>> START DATA TO PROCESS
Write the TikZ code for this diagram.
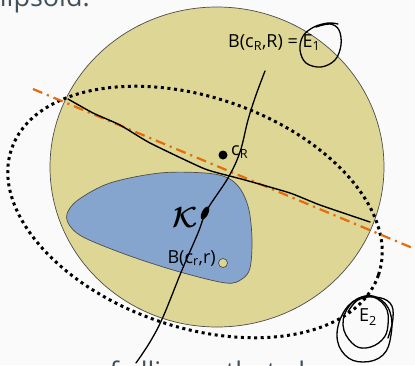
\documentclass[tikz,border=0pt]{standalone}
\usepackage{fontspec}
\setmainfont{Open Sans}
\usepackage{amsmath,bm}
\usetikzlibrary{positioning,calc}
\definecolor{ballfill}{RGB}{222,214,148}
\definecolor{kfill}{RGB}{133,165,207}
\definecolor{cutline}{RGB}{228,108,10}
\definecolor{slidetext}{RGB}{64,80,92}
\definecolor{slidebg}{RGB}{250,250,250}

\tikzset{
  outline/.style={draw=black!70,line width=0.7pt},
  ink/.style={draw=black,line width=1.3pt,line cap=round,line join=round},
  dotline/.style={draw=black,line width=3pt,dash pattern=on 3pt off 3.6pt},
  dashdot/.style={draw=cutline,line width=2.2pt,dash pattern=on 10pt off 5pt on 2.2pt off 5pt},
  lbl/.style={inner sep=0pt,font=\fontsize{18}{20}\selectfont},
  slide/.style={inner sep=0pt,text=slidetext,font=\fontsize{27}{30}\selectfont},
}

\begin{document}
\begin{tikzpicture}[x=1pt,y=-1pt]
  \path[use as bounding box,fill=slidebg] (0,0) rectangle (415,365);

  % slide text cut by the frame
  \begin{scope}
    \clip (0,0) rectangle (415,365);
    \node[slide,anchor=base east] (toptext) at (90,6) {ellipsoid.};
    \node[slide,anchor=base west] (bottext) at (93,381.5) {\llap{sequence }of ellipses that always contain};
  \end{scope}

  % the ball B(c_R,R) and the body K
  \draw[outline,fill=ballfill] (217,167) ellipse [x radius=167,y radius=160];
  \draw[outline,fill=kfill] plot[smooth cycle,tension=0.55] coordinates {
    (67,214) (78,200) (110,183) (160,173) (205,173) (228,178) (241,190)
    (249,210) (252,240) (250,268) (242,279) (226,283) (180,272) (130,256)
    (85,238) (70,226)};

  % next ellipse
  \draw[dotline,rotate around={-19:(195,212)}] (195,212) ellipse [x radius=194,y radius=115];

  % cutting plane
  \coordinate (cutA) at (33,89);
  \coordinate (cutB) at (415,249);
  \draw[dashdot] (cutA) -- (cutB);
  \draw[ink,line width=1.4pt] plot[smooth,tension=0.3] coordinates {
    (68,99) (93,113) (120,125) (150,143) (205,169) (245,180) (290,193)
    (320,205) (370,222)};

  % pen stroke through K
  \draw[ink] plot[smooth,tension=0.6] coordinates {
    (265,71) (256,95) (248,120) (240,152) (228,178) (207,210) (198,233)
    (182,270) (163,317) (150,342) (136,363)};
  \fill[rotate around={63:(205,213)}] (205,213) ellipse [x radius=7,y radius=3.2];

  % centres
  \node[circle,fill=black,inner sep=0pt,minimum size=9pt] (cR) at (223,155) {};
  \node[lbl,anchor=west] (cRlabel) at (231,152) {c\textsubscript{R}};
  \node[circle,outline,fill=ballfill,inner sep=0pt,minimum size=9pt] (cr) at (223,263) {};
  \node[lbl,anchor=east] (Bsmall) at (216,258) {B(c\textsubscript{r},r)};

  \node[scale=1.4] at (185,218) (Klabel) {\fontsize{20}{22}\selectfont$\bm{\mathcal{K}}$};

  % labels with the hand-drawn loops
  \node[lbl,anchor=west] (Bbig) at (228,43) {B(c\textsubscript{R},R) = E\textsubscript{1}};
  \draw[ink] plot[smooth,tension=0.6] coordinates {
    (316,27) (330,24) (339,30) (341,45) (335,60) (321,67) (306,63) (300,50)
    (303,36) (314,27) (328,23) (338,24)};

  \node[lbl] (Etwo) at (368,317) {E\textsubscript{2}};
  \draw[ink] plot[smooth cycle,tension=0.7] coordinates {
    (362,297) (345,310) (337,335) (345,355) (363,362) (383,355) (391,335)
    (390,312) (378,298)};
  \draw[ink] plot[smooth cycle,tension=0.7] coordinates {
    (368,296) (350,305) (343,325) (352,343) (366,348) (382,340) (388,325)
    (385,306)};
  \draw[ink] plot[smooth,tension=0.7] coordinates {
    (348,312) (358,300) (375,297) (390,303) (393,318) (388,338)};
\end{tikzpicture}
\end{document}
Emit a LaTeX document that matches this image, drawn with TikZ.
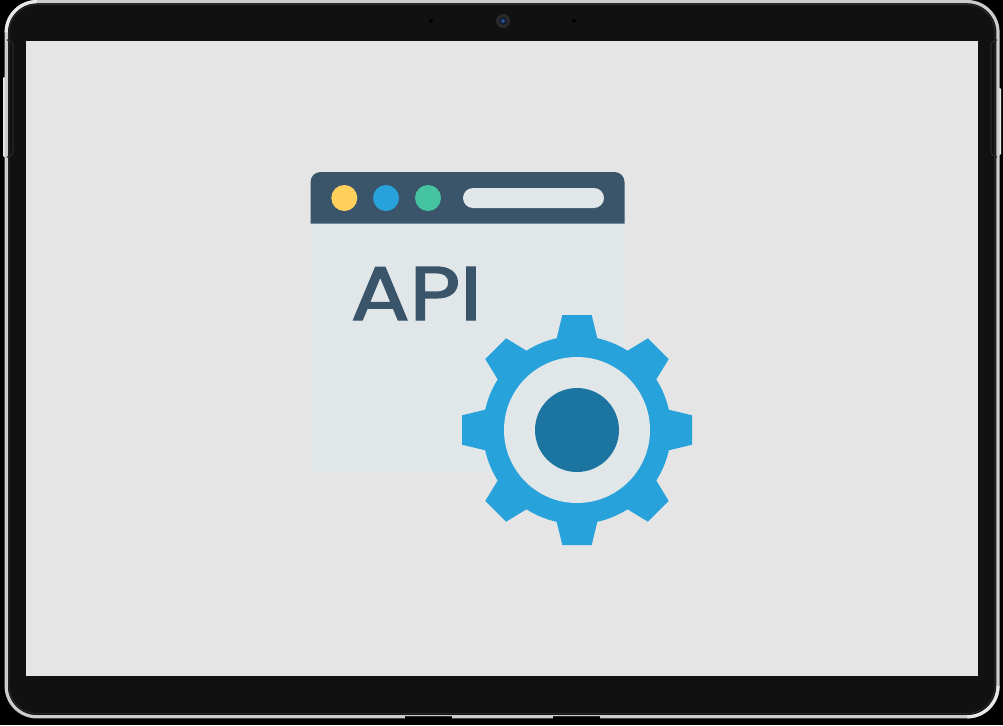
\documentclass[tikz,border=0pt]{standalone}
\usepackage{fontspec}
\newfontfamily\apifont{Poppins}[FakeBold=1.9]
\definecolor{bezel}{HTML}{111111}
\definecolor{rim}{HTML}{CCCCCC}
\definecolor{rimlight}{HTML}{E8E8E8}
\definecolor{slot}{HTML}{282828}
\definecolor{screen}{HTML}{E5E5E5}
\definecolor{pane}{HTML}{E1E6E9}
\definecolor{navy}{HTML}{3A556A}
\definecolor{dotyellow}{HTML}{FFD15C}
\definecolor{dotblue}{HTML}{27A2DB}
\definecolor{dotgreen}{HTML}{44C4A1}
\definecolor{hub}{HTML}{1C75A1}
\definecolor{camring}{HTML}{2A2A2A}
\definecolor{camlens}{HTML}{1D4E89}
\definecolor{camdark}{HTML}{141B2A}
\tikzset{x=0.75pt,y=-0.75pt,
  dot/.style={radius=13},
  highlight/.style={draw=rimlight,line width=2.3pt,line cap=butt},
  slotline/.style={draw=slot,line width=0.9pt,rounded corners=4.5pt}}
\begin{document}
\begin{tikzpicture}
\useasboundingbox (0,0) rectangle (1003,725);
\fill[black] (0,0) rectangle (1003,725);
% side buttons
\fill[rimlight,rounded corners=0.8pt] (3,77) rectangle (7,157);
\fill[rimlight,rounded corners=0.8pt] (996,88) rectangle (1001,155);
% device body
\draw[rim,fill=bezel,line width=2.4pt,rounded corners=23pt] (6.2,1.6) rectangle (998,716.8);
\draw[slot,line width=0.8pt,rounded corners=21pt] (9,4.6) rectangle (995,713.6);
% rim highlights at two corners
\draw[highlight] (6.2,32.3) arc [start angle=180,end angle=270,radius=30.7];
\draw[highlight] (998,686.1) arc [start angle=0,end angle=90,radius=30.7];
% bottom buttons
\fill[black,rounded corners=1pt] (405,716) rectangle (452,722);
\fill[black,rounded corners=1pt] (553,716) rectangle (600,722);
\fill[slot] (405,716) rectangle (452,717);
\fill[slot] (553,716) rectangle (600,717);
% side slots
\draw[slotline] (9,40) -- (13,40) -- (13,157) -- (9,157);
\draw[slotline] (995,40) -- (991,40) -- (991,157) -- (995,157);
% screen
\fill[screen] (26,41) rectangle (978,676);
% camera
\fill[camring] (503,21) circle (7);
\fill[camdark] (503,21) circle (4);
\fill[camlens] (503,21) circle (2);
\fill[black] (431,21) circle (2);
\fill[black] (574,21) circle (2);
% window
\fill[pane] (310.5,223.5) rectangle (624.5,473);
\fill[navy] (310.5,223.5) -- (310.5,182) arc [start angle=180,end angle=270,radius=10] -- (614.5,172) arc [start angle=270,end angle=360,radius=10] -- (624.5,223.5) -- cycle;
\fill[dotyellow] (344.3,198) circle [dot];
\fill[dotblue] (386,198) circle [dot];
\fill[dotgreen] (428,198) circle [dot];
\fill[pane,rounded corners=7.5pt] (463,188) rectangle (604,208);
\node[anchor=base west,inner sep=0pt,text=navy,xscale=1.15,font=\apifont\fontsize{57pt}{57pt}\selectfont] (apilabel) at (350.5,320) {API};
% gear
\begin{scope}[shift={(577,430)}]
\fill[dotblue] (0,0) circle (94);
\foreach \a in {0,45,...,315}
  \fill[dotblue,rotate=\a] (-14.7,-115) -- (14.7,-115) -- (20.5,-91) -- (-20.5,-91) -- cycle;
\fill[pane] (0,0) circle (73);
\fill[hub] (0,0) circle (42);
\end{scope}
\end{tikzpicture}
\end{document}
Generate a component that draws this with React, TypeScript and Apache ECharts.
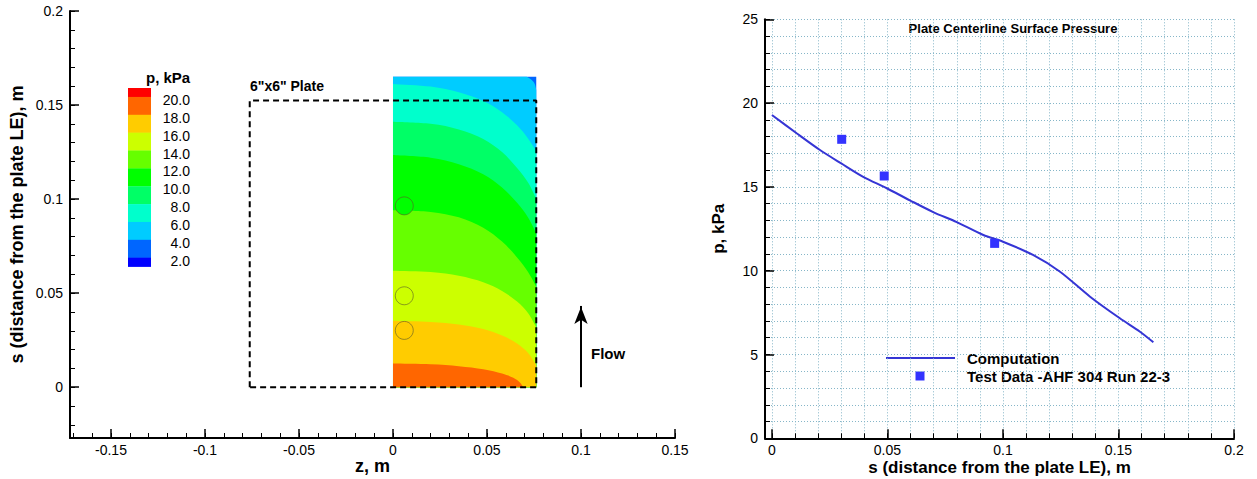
>> END DATA TO PROCESS
» **EXERCISE DETAILS**
Indicate how many lines of the material include the word "with"; the number alone is required.

» **ANSWER FOR THIS EXERCISE**
3